[BEGIN RECORDS PROVIDED]

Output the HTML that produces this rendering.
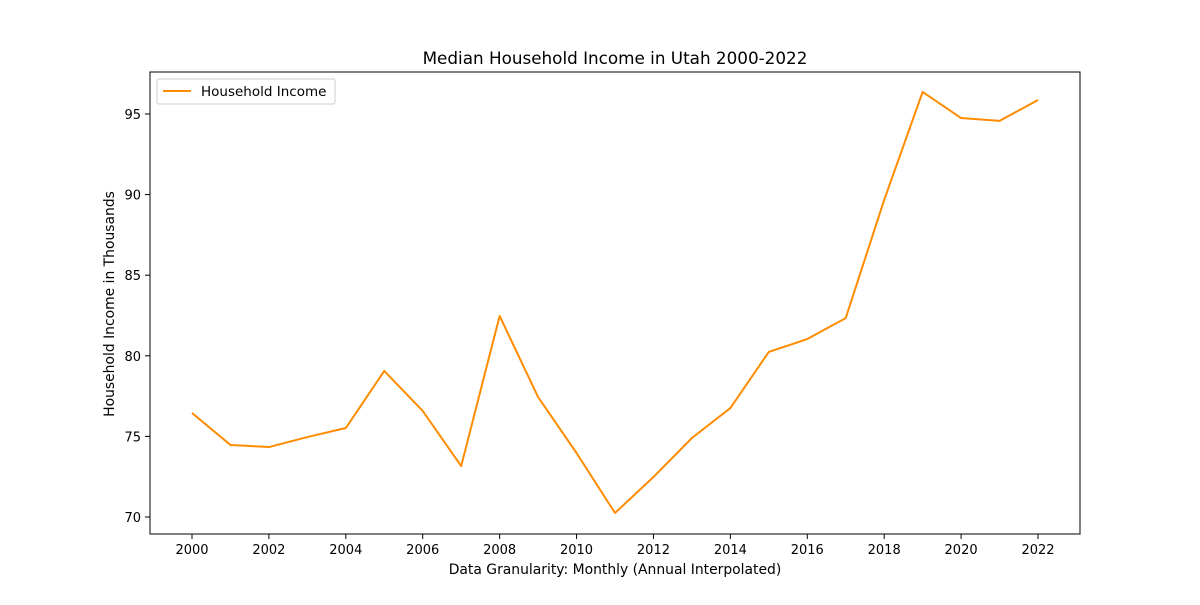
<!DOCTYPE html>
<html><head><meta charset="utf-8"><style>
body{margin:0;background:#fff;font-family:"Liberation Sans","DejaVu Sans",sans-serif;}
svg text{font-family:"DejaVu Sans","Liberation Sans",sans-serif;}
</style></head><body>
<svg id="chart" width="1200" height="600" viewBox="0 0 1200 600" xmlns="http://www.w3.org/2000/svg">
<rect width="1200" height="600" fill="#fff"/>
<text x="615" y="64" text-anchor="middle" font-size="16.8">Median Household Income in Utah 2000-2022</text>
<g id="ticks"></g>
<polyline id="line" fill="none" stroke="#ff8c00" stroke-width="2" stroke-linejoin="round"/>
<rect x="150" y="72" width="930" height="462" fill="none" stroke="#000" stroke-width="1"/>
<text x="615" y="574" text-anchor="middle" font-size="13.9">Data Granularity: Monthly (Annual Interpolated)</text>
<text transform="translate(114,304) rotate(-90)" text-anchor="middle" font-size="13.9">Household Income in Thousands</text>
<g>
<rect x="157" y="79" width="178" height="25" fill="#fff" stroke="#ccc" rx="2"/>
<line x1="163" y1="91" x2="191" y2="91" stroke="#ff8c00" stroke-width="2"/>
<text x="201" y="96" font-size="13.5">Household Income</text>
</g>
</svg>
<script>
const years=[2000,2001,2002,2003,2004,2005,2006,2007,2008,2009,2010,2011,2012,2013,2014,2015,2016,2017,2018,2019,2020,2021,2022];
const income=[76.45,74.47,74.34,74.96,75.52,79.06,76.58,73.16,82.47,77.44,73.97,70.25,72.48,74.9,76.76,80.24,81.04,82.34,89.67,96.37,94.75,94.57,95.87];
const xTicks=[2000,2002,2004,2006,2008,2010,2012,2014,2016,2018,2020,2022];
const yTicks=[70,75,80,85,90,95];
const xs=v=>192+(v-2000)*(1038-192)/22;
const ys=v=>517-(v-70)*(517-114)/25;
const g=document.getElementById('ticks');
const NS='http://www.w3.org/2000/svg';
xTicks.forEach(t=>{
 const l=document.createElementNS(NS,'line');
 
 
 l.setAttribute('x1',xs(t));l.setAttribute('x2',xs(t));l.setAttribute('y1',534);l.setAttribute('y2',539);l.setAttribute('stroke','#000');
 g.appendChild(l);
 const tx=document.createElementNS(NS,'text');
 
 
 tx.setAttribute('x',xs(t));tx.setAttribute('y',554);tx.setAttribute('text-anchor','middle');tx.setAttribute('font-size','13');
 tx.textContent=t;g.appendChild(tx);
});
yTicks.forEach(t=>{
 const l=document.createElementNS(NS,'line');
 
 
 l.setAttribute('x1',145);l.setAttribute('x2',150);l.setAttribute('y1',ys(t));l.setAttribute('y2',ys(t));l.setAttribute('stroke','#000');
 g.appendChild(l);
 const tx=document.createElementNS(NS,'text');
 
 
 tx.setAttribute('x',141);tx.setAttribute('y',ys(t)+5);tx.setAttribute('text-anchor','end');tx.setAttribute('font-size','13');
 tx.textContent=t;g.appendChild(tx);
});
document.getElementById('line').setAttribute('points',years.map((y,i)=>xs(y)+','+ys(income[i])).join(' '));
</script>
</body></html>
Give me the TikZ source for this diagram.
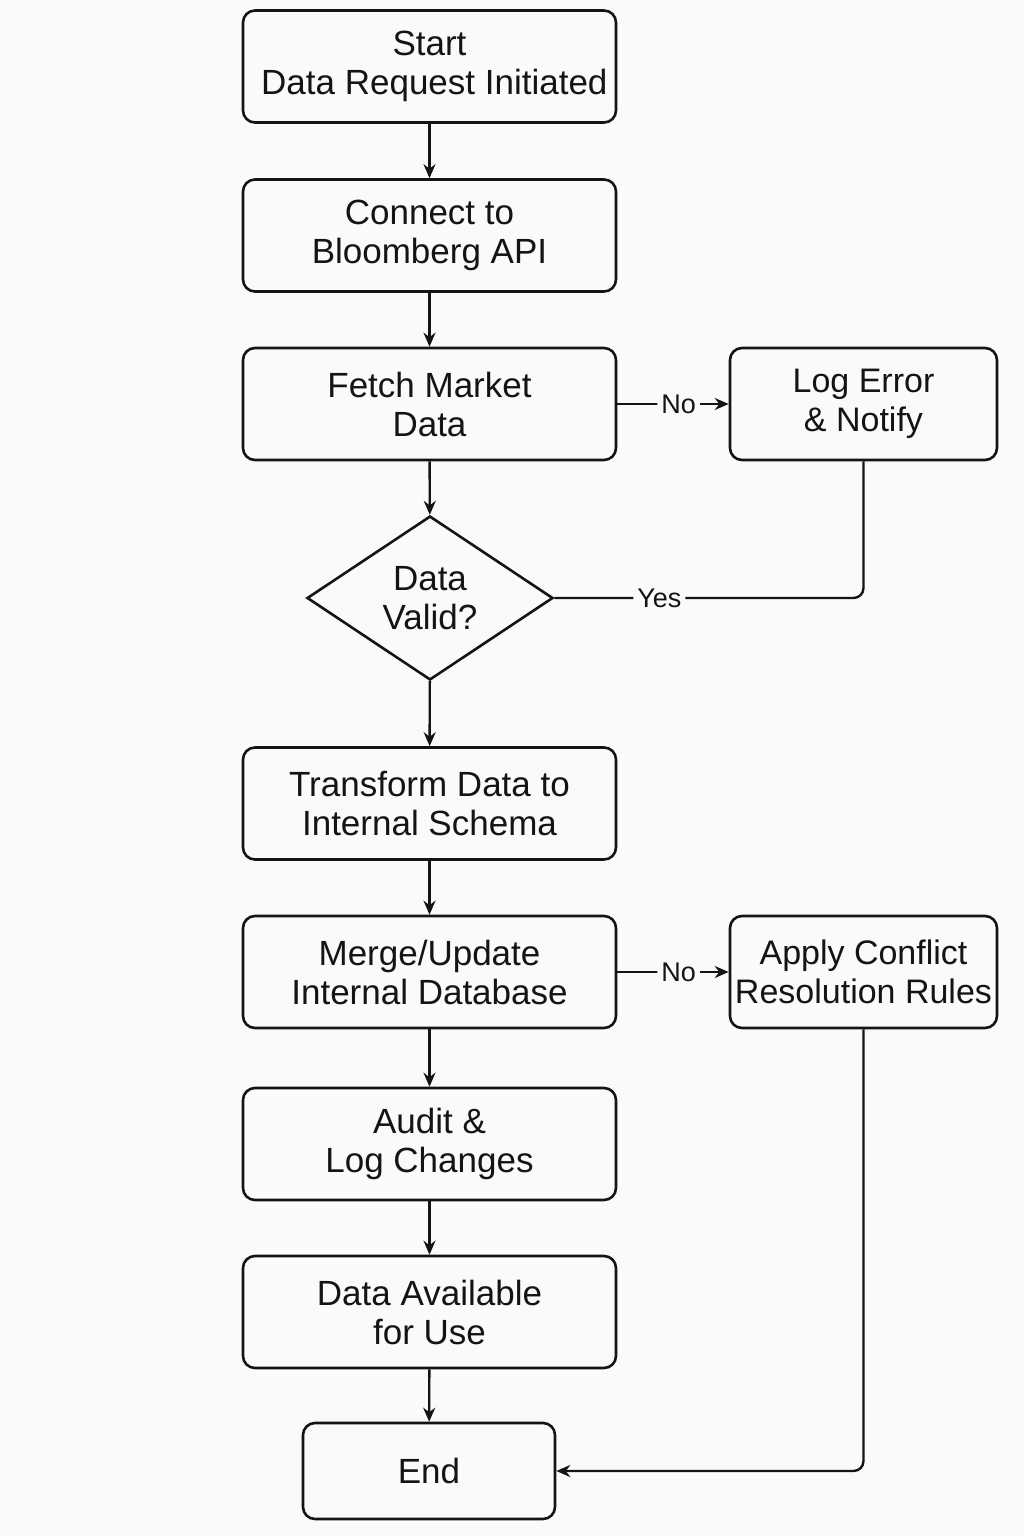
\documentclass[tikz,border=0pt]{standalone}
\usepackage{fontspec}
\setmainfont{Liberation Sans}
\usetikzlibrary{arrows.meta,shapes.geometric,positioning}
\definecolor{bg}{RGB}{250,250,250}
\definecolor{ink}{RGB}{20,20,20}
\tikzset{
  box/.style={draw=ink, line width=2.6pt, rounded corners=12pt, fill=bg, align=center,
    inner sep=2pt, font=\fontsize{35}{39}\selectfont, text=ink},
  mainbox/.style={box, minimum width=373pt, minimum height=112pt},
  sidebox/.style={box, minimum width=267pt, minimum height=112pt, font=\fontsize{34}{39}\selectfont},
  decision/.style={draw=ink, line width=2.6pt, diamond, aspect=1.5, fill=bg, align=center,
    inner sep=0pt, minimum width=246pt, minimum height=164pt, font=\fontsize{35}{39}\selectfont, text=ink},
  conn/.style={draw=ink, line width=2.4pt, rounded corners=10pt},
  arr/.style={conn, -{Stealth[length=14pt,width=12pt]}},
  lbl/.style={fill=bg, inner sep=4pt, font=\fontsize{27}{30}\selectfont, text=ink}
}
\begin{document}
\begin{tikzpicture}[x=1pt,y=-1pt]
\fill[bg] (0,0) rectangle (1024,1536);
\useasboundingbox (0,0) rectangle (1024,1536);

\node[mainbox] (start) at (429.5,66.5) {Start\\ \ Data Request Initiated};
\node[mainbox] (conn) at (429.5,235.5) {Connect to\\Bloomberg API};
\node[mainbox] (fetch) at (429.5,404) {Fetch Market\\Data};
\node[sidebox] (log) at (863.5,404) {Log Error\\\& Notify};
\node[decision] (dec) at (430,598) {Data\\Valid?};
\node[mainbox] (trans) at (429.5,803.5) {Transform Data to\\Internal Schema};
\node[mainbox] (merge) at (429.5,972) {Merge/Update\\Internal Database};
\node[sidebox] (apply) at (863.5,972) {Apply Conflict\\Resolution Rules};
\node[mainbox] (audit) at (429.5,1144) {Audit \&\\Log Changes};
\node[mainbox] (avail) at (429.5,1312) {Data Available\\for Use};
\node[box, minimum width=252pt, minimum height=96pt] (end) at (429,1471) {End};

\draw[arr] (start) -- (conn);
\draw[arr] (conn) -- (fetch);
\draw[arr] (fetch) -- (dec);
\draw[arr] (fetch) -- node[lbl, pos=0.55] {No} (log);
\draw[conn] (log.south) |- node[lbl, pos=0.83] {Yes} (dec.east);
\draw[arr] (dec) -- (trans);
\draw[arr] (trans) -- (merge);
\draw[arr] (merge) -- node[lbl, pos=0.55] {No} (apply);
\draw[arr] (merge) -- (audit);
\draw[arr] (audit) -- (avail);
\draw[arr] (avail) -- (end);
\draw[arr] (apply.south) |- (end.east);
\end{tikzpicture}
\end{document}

[END RECORDS PROVIDED]

→ EXERCISE TASK
Without including any pictures, please restate all the records exactly.

→ RESPONSE TO THIS TASK
Output the HTML that produces this rendering.
<!DOCTYPE html>
<html><head><meta charset="utf-8"><style>
body{margin:0;background:#fff;font-family:"Liberation Sans","DejaVu Sans",sans-serif;}
svg text{font-family:"DejaVu Sans","Liberation Sans",sans-serif;}
</style></head><body>
<svg id="chart" width="1200" height="600" viewBox="0 0 1200 600" xmlns="http://www.w3.org/2000/svg">
<rect width="1200" height="600" fill="#fff"/>
<text x="615" y="64" text-anchor="middle" font-size="16.8">Median Household Income in Utah 2000-2022</text>
<g id="ticks"></g>
<polyline id="line" fill="none" stroke="#ff8c00" stroke-width="2" stroke-linejoin="round"/>
<rect x="150" y="72" width="930" height="462" fill="none" stroke="#000" stroke-width="1"/>
<text x="615" y="574" text-anchor="middle" font-size="13.9">Data Granularity: Monthly (Annual Interpolated)</text>
<text transform="translate(114,304) rotate(-90)" text-anchor="middle" font-size="13.9">Household Income in Thousands</text>
<g>
<rect x="157" y="79" width="178" height="25" fill="#fff" stroke="#ccc" rx="2"/>
<line x1="163" y1="91" x2="191" y2="91" stroke="#ff8c00" stroke-width="2"/>
<text x="201" y="96" font-size="13.5">Household Income</text>
</g>
</svg>
<script>
const years=[2000,2001,2002,2003,2004,2005,2006,2007,2008,2009,2010,2011,2012,2013,2014,2015,2016,2017,2018,2019,2020,2021,2022];
const income=[76.45,74.47,74.34,74.96,75.52,79.06,76.58,73.16,82.47,77.44,73.97,70.25,72.48,74.9,76.76,80.24,81.04,82.34,89.67,96.37,94.75,94.57,95.87];
const xTicks=[2000,2002,2004,2006,2008,2010,2012,2014,2016,2018,2020,2022];
const yTicks=[70,75,80,85,90,95];
const xs=v=>192+(v-2000)*(1038-192)/22;
const ys=v=>517-(v-70)*(517-114)/25;
const g=document.getElementById('ticks');
const NS='http://www.w3.org/2000/svg';
xTicks.forEach(t=>{
 const l=document.createElementNS(NS,'line');
 
 
 l.setAttribute('x1',xs(t));l.setAttribute('x2',xs(t));l.setAttribute('y1',534);l.setAttribute('y2',539);l.setAttribute('stroke','#000');
 g.appendChild(l);
 const tx=document.createElementNS(NS,'text');
 
 
 tx.setAttribute('x',xs(t));tx.setAttribute('y',554);tx.setAttribute('text-anchor','middle');tx.setAttribute('font-size','13');
 tx.textContent=t;g.appendChild(tx);
});
yTicks.forEach(t=>{
 const l=document.createElementNS(NS,'line');
 
 
 l.setAttribute('x1',145);l.setAttribute('x2',150);l.setAttribute('y1',ys(t));l.setAttribute('y2',ys(t));l.setAttribute('stroke','#000');
 g.appendChild(l);
 const tx=document.createElementNS(NS,'text');
 
 
 tx.setAttribute('x',141);tx.setAttribute('y',ys(t)+5);tx.setAttribute('text-anchor','end');tx.setAttribute('font-size','13');
 tx.textContent=t;g.appendChild(tx);
});
document.getElementById('line').setAttribute('points',years.map((y,i)=>xs(y)+','+ys(income[i])).join(' '));
</script>
</body></html>
Give me the TikZ source for this diagram.
\documentclass[tikz,border=0pt]{standalone}
\usepackage{fontspec}
\setmainfont{Liberation Sans}
\usetikzlibrary{arrows.meta,shapes.geometric,positioning}
\definecolor{bg}{RGB}{250,250,250}
\definecolor{ink}{RGB}{20,20,20}
\tikzset{
  box/.style={draw=ink, line width=2.6pt, rounded corners=12pt, fill=bg, align=center,
    inner sep=2pt, font=\fontsize{35}{39}\selectfont, text=ink},
  mainbox/.style={box, minimum width=373pt, minimum height=112pt},
  sidebox/.style={box, minimum width=267pt, minimum height=112pt, font=\fontsize{34}{39}\selectfont},
  decision/.style={draw=ink, line width=2.6pt, diamond, aspect=1.5, fill=bg, align=center,
    inner sep=0pt, minimum width=246pt, minimum height=164pt, font=\fontsize{35}{39}\selectfont, text=ink},
  conn/.style={draw=ink, line width=2.4pt, rounded corners=10pt},
  arr/.style={conn, -{Stealth[length=14pt,width=12pt]}},
  lbl/.style={fill=bg, inner sep=4pt, font=\fontsize{27}{30}\selectfont, text=ink}
}
\begin{document}
\begin{tikzpicture}[x=1pt,y=-1pt]
\fill[bg] (0,0) rectangle (1024,1536);
\useasboundingbox (0,0) rectangle (1024,1536);

\node[mainbox] (start) at (429.5,66.5) {Start\\ \ Data Request Initiated};
\node[mainbox] (conn) at (429.5,235.5) {Connect to\\Bloomberg API};
\node[mainbox] (fetch) at (429.5,404) {Fetch Market\\Data};
\node[sidebox] (log) at (863.5,404) {Log Error\\\& Notify};
\node[decision] (dec) at (430,598) {Data\\Valid?};
\node[mainbox] (trans) at (429.5,803.5) {Transform Data to\\Internal Schema};
\node[mainbox] (merge) at (429.5,972) {Merge/Update\\Internal Database};
\node[sidebox] (apply) at (863.5,972) {Apply Conflict\\Resolution Rules};
\node[mainbox] (audit) at (429.5,1144) {Audit \&\\Log Changes};
\node[mainbox] (avail) at (429.5,1312) {Data Available\\for Use};
\node[box, minimum width=252pt, minimum height=96pt] (end) at (429,1471) {End};

\draw[arr] (start) -- (conn);
\draw[arr] (conn) -- (fetch);
\draw[arr] (fetch) -- (dec);
\draw[arr] (fetch) -- node[lbl, pos=0.55] {No} (log);
\draw[conn] (log.south) |- node[lbl, pos=0.83] {Yes} (dec.east);
\draw[arr] (dec) -- (trans);
\draw[arr] (trans) -- (merge);
\draw[arr] (merge) -- node[lbl, pos=0.55] {No} (apply);
\draw[arr] (merge) -- (audit);
\draw[arr] (audit) -- (avail);
\draw[arr] (avail) -- (end);
\draw[arr] (apply.south) |- (end.east);
\end{tikzpicture}
\end{document}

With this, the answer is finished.